Just arriving in Manali was like a blast from the past! Winding roads, rickshaw jams and out of the window the first glimpse of the crazy foreigner population of Old Manali. We arrived close to Joshi's Homestay which we had booked on 4500 Rs for 3 nights plus taxes which equated to £57. The owner Gautaum was brilliant and carried my bags down the narrow lane that lead to the homestay past beautiful old wooden buildings with cows in the yards and children running around. It seemed really that not much had changed in 20 years.

Our room was great, clean and tidy and with the most beautiful views of the mountains. Staying in the homestay were a few long term foreigners who had gotten stuck in Manali, two puppies and a cat! The whole vibe just made me smile from ear to ear.
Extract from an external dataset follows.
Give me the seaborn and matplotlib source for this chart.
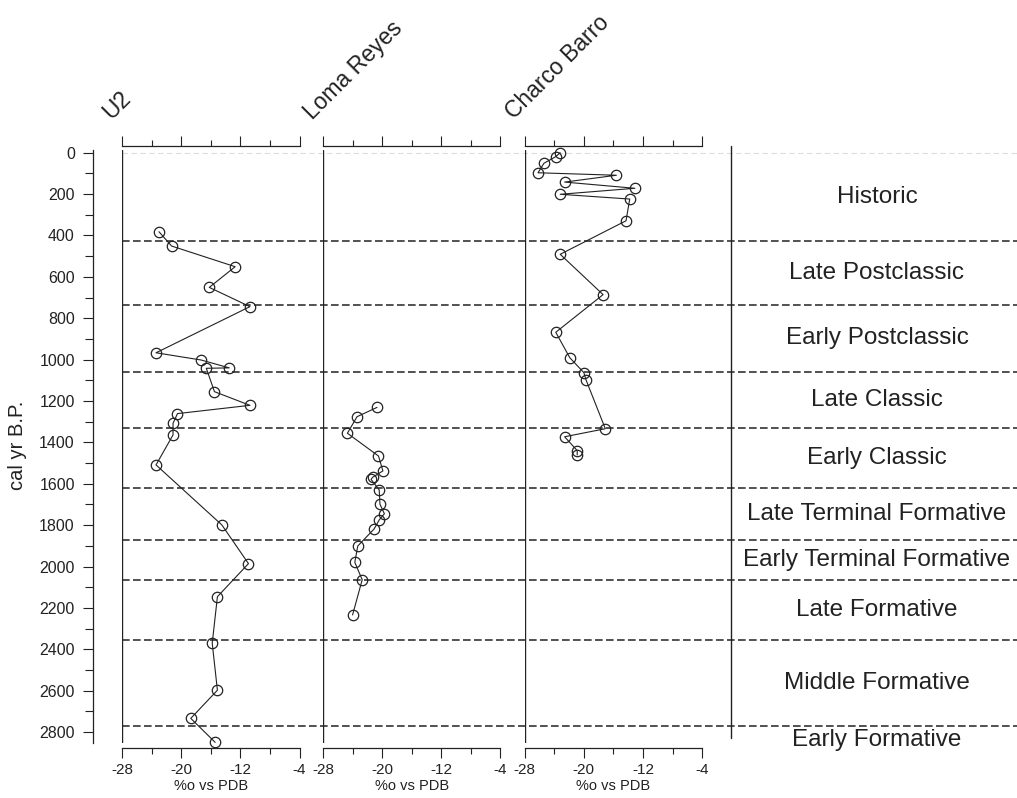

We wandered around Old Manali and, whilst I knew what to expect from before, it still made me chuckle to see all the foreigners, especially the Israeli demobbed army kids (literally the best place to get Israeli food is Manali for this reason!), and lost white hippies walking around with no shoes on. You’ve got to love it!

We ventured into New Manali fairly quickly (somewhere between 100 Rs and 200 Rs for the CNG depending on how much you can bargain it for… local price is 100) because all you can buy in Old Manali is foreign food (pizza, falafel…), hashish, tobacco, lots of snacks and literally all manner of sweets, slightly odd wine, better cider and beer but (importantly!) no baby milk or nappies and no ATMs. New Manali is a bit like snapping back to the real India. The “us and them” of Old and New Manali is startling and foreign and domestic tourists see two completely and utterly different views of the place. Suitably furnished with everything we needed, including having checked taxi costs to McLeod Ganj/Daramsala and bought Tiger some hand knitted suits, we headed back to Old Manali.

All in all we loved the nutty-ness of Manali… reminded me fondly of my first visit to India and being all wide eyed with the big adventure ahead of me. We celebrated Tiger's 5 month birthday here on 18 June on the day we left for McLeod Ganj by car.